Auch sonst regelt der Staat, was der einzelne Bürger nicht regelt:
- Wer kein Testament verfasst, der stimmt im Grunde der gesetzlichen Erbfolge zu.
- Eine Mitteilung des Amtsgerichts über eine Erbschaft an den/die Erben gilt als angenommen, wenn nicht innerhalb von 6 Wochen widersprochen wird.
- Wer keine Patientenverfügung verfasst hat, stimmt zu, dass im Bedarfsfall ein Amtsrichter einen Bevollmächtigten einsetzt.[Anm. 2]
- Wenn Eltern für Ihren vorübergehenden (z.B. komatös auf der Intensivstation) oder dauerhaften (z.B. Tod) Ausfall für ihre Kinder rechtlich nicht vorgesorgt haben, stimmen sie zu, dass sich dann das Jugendamt um ihre unmündigen Kinder kümmert.[Anm. 3]
Daneben gibt es noch Beispiele der Geschäftsführung ohne Auftrag, u.a. diese:
- Wenn jemand einen Suizidversuch unternommen hat, versuchen die Ärzte zunächst sein Leben zu retten und seine Gesundheit wieder herzustellen. Dieses Handeln die Ärzte wird juristisch als Geschäftsführung ohne Auftrag verstanden.
- Wenn ein Betreiber einer Internetseite in Deutschland kein "Impressum" und damit keine Möglichkeit der Kontaktaufnahme anbietet, kann von Juristen mit einem zahlungspflichtigen Hinweis darauf hingewiesen werden. Auch dies läuft juristisch unter der Bezeichnung Geschäftsführung ohne Auftrag.
Die Kritiker, die das bestreiten, führen dann immer § 416 Absatz 1 BGB – Umschreibung beim Grunderwerb – oder § 362 HGB, wo geregelt ist, dass Verträge auch durch Schweigen zustande kommen, oder das Testament an.
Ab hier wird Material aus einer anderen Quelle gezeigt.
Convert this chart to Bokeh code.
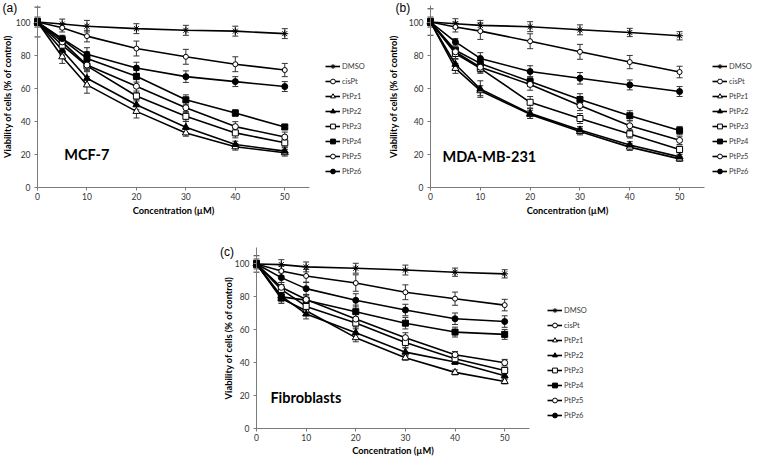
from bokeh.plotting import figure
from bokeh.models import (ColumnDataSource, Whisker, TeeHead, Legend, LegendItem,
                          Label, FixedTicker, Range1d, Spacer)
from bokeh.layouts import column, row
from bokeh.embed import file_html
from bokeh.resources import INLINE

# ---------------- data ----------------
conc = [0, 5, 10, 20, 30, 40, 50]
series_names = ["DMSO", "cisPt", "PtPz1", "PtPz2", "PtPz3", "PtPz4", "PtPz5", "PtPz6"]
x_ticks = [0, 10, 20, 30, 40, 50]
y_ticks = [0, 20, 40, 60, 80, 100]
x_max = 55
y_max = 110

# (a) MCF-7
mcf7_DMSO = [100, 98.8, 97.5, 96, 95, 94.5, 93]
mcf7_cisPt = [100, 96.5, 91.5, 84, 79, 74.5, 71]
mcf7_PtPz1 = [100, 79, 62, 46, 33, 24.6, 21]
mcf7_PtPz2 = [100, 83, 66, 50, 36.4, 26, 22]
mcf7_PtPz3 = [100, 86, 73.5, 55.3, 43, 33, 27]
mcf7_PtPz4 = [100, 89.5, 78, 67.2, 53, 45, 36.6]
mcf7_PtPz5 = [100, 88, 74, 61.2, 48.2, 36.8, 30.5]
mcf7_PtPz6 = [100, 90, 80.5, 72.2, 67, 64, 61]
mcf7_err_DMSO = [9, 3, 3.5, 3, 3, 3, 3]
mcf7_err_cisPt = [3, 2.5, 3.5, 4.5, 4.5, 4.5, 4]
mcf7_err_PtPz1 = [2, 4, 5, 4, 2, 2, 2]
mcf7_err_PtPz2 = [2, 3, 4, 3, 3.5, 2, 2]
mcf7_err_PtPz3 = [2, 3, 3, 3, 3, 3, 2.5]
mcf7_err_PtPz4 = [2, 2, 4, 3.5, 3, 2, 1.5]
mcf7_err_PtPz5 = [2, 2, 3, 4, 3, 3, 3]
mcf7_err_PtPz6 = [2, 2, 4, 3.5, 3.5, 3, 3]

# (b) MDA-MB-231
mda_DMSO = [100, 99, 98, 97.2, 95.3, 93.7, 91.7]
mda_cisPt = [100, 97, 94.5, 88.4, 82, 75.8, 69.8]
mda_PtPz1 = [100, 72, 58.5, 44.2, 33.8, 24.4, 17.3]
mda_PtPz2 = [100, 74.5, 59.5, 44.8, 34.8, 25.7, 18.5]
mda_PtPz3 = [100, 81, 72, 51.5, 41.7, 32.4, 23]
mda_PtPz4 = [100, 83, 75, 64, 53.2, 43.4, 34.4]
mda_PtPz5 = [100, 82, 72.7, 62.3, 49.5, 37.3, 28.5]
mda_PtPz6 = [100, 88, 78, 70.1, 66, 62, 58]
mda_err_DMSO = [8, 3, 3, 3, 3, 2.5, 2.5]
mda_err_cisPt = [3, 3, 5, 4.5, 4.5, 4, 3.5]
mda_err_PtPz1 = [2, 3, 3, 2.5, 2, 2, 1.5]
mda_err_PtPz2 = [2, 3, 5, 3, 2, 2, 1.5]
mda_err_PtPz3 = [2, 3, 3, 3.5, 3, 2.5, 2]
mda_err_PtPz4 = [2, 2, 3.5, 3, 3.5, 3, 2.5]
mda_err_PtPz5 = [2, 2, 3, 3.5, 3, 3, 2.5]
mda_err_PtPz6 = [2, 2, 3.5, 3.5, 3.5, 3, 3]

# (c) Fibroblasts
fib_DMSO = [100, 99.6, 98.2, 97.4, 96.3, 95, 94]
fib_cisPt = [100, 95.7, 92.7, 88.4, 82.8, 78.9, 75]
fib_PtPz1 = [100, 79, 71.6, 55.2, 43, 34.1, 28.6]
fib_PtPz2 = [100, 80.5, 69.6, 58.2, 46.4, 40.4, 32.1]
fib_PtPz3 = [100, 84.5, 74.2, 64.1, 52.3, 42.4, 35.3]
fib_PtPz4 = [100, 80, 78, 71, 64, 58.6, 57.2]
fib_PtPz5 = [100, 85.8, 78.4, 66.5, 55.2, 44.8, 40]
fib_PtPz6 = [100, 91.7, 85, 77.9, 72, 66.7, 65]
fib_err_DMSO = [5, 3, 3, 3, 3, 2.5, 2.5]
fib_err_cisPt = [3, 3, 4, 5, 4.5, 4, 3.5]
fib_err_PtPz1 = [2, 3, 3, 2.5, 1.5, 1.5, 1.5]
fib_err_PtPz2 = [2, 3, 3, 3.5, 2.5, 1.5, 2]
fib_err_PtPz3 = [2, 3, 3, 3.5, 3, 2, 1.5]
fib_err_PtPz4 = [2, 3, 3.5, 4, 3.5, 3, 3]
fib_err_PtPz5 = [2, 3, 3, 3.5, 3, 2, 2]
fib_err_PtPz6 = [2, 3, 4, 4, 3.5, 3.5, 3.5]

# ---------------- styles ----------------
marker_style = {
    "DMSO": ("asterisk", "black", 7),
    "cisPt": ("circle", "white", 5),
    "PtPz1": ("triangle", "white", 7),
    "PtPz2": ("triangle", "black", 7),
    "PtPz3": ("square", "white", 6),
    "PtPz4": ("square", "black", 6),
    "PtPz5": ("circle", "white", 6),
    "PtPz6": ("circle", "black", 6),
}

CAL = "Lato"


def make_panel(vals, errs, W, H, x0px, x55px, y0px, ytoppx,
               letter, letter_pos, cell, cell_pos, legend_pos,
               ylab_standoff, xlab_standoff):
    # pixel geometry -> ranges (frame covers the whole figure; axes are pinned at 0)
    sx = (x55px - x0px) / x_max
    sy = (y0px - ytoppx) / y_max
    xr = Range1d(-x0px / sx, (W - x0px) / sx)
    yr = Range1d(-(H - y0px) / sy, y0px / sy)
    p = figure(width=W, height=H, output_backend="svg", toolbar_location=None,
               x_range=xr, y_range=yr,
               min_border_left=0, min_border_right=0,
               min_border_top=0, min_border_bottom=0)
    p.outline_line_color = None
    p.grid.visible = False
    p.background_fill_color = "white"
    p.border_fill_color = "white"

    items = []
    for name in series_names:
        y = vals[name]
        e = errs[name]
        src = ColumnDataSource(dict(x=conc, y=y,
                                    upper=[a + b for a, b in zip(y, e)],
                                    lower=[a - b for a, b in zip(y, e)]))
        w = Whisker(source=src, base="x", upper="upper", lower="lower",
                    dimension="height", line_color="#333333", line_width=1,
                    upper_head=TeeHead(size=6, line_color="#333333", line_width=1),
                    lower_head=TeeHead(size=6, line_color="#333333", line_width=1))
        p.add_layout(w)
        lr = p.line("x", "y", source=src, line_color="black", line_width=1.6)
        mk, fill, sz = marker_style[name]
        sr = p.scatter("x", "y", source=src, marker=mk, size=sz,
                       fill_color=fill, line_color="black", line_width=1)
        items.append(LegendItem(label=name, renderers=[lr, sr]))

    leg = Legend(items=items, location=legend_pos, orientation="vertical",
                 glyph_width=15, glyph_height=12, label_height=12, spacing=3,
                 label_standoff=2, padding=0, margin=0,
                 border_line_color=None, background_fill_alpha=0,
                 label_text_font=CAL, label_text_font_size="7.5px",
                 label_text_color="#3a3a3a")
    p.add_layout(leg)

    for ax in (p.xaxis[0], p.yaxis[0]):
        ax.fixed_location = 0
        ax.axis_line_color = "#7a7a7a"
        ax.axis_line_width = 1
        ax.major_tick_line_color = "#7a7a7a"
        ax.major_tick_out = 3
        ax.major_tick_in = 0
        ax.minor_tick_line_color = None
        ax.major_label_text_font = CAL
        ax.major_label_text_font_size = "8.5px"
        ax.major_label_text_color = "#333333"
        ax.axis_label_text_font = CAL
        ax.axis_label_text_font_style = "bold"
        ax.axis_label_text_color = "black"
        ax.axis_label_text_font_size = "9.3px"
    p.xaxis.bounds = (0, x_max)
    p.yaxis.bounds = (0, y_max)
    p.xaxis.ticker = FixedTicker(ticks=x_ticks)
    p.yaxis.ticker = FixedTicker(ticks=y_ticks)
    p.xaxis.axis_label = "Concentration (µM)"
    p.yaxis.axis_label = "Viability of cells (% of control)"
    p.xaxis.major_label_standoff = 2
    p.yaxis.major_label_standoff = 4
    p.xaxis.axis_label_standoff = xlab_standoff
    p.yaxis.axis_label_standoff = ylab_standoff

    p.add_layout(Label(x=letter_pos[0], y=letter_pos[1], x_units="screen", y_units="screen",
                       text=letter, text_font="Liberation Sans", text_font_size="12px",
                       text_baseline="top", text_align="left", text_color="black"))
    p.add_layout(Label(x=cell_pos[0], y=cell_pos[1], text=cell, text_font=CAL,
                       text_font_style="bold", text_font_size="14.5px",
                       text_baseline="middle", text_align="left", text_color="black"))
    return p


mcf7_vals = dict(zip(series_names, [mcf7_DMSO, mcf7_cisPt, mcf7_PtPz1, mcf7_PtPz2,
                                    mcf7_PtPz3, mcf7_PtPz4, mcf7_PtPz5, mcf7_PtPz6]))
mcf7_errs = dict(zip(series_names, [mcf7_err_DMSO, mcf7_err_cisPt, mcf7_err_PtPz1, mcf7_err_PtPz2,
                                    mcf7_err_PtPz3, mcf7_err_PtPz4, mcf7_err_PtPz5, mcf7_err_PtPz6]))
mda_vals = dict(zip(series_names, [mda_DMSO, mda_cisPt, mda_PtPz1, mda_PtPz2,
                                   mda_PtPz3, mda_PtPz4, mda_PtPz5, mda_PtPz6]))
mda_errs = dict(zip(series_names, [mda_err_DMSO, mda_err_cisPt, mda_err_PtPz1, mda_err_PtPz2,
                                   mda_err_PtPz3, mda_err_PtPz4, mda_err_PtPz5, mda_err_PtPz6]))
fib_vals = dict(zip(series_names, [fib_DMSO, fib_cisPt, fib_PtPz1, fib_PtPz2,
                                   fib_PtPz3, fib_PtPz4, fib_PtPz5, fib_PtPz6]))
fib_errs = dict(zip(series_names, [fib_err_DMSO, fib_err_cisPt, fib_err_PtPz1, fib_err_PtPz2,
                                   fib_err_PtPz3, fib_err_PtPz4, fib_err_PtPz5, fib_err_PtPz6]))

pa = make_panel(mcf7_vals, mcf7_errs, 382, 220, 37, 309, 187, 5,
                "(a)", (2, 219.5), "MCF-7", (5.4, 19.7), (325, 43), 0, 2)
pb = make_panel(mda_vals, mda_errs, 383, 220, 48, 322, 187, 5,
                "(b)", (13, 219.5), "MDA-MB-231", (2.4, 19.0), (330, 43), 7, 2)
pc = make_panel(fib_vals, fib_errs, 439, 237, 71, 344, 208, 27,
                "(c)", (34.4, 212.8), "Fibroblasts", (2.8, 19.0), (362, 36), -2, 1)

layout = column(row(pa, pb), row(Spacer(width=185, height=237), pc))

open("out.html", "w").write(file_html(layout, INLINE))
Daher widersprechen diese Worte als Argument gegen die WSR dem deutschen Rechtssystem in diesen Punkten.
Fazit
Bei allen diesen Punkten muss man sagen: "Nichts sagen ist Zustimmung" bzw. "Schweigen ist Zustimmung". |
Der Hirntod kündigt sich nicht an. Er trifft Alte, Junge und auch Kinder. Dann gibt es kein "Ich kann/will mich nicht entscheiden". Dann gibt es nur noch ein "Ja" oder "Nein". |
Wer sich (jetzt noch) nicht entscheiden kann oder nicht entscheiden will, kann der Organentnahme widersprechen, denn im Falle seines Hirntodes hat er der Organentnahme nicht zugestimmt. Wenn er seine Meinung ändert, kann er seinen Widerspruch zurück nehmen. Es liegt damit eine klare, von ihm getroffene Entscheidung vor. |
Siehe auch: Entscheidungsunfähig
Anhang
Anmerkungen
- ↑ In den Umfragen werden 30 bis 40% schriftliche Entscheidungen angegeben. Dieser Anteil widerspricht den Zahlen der DSO nach der Feststellung des Hirntodes. Es muss daher davon ausgegangen werden, dass einige Befragte unwahre Antworten gegeben haben.
- ↑ Der Patient wird u.U. gegen seinen eigenen Willen weiterbehandelt und liegt dann Monate oder gar Jahre ohne Bewusstsein in einem Pflegeheim.
- ↑ Die meisten Eltern würden ihr Leben für das Leben ihres Kindes geben, würden für ihre Kinder sterben - wenn es ginge. Die wenigsten Eltern haben für den Fall, dass sie vorübergehend (z.B. Koma) oder dauerhaft (z.B. eigenen Tod) ihre elterlichen Pflichten nicht erfüllen können, eine Vorsorgevollmacht für ihre minderjährigen Kinder erstellt. Damit haben über 90% der Eltern indirekt zugestimmt, dass das Jugendamt (der Staat) für die minderjährigen Kinder sorgt. Dagegen gibt es keinen Aufschrei.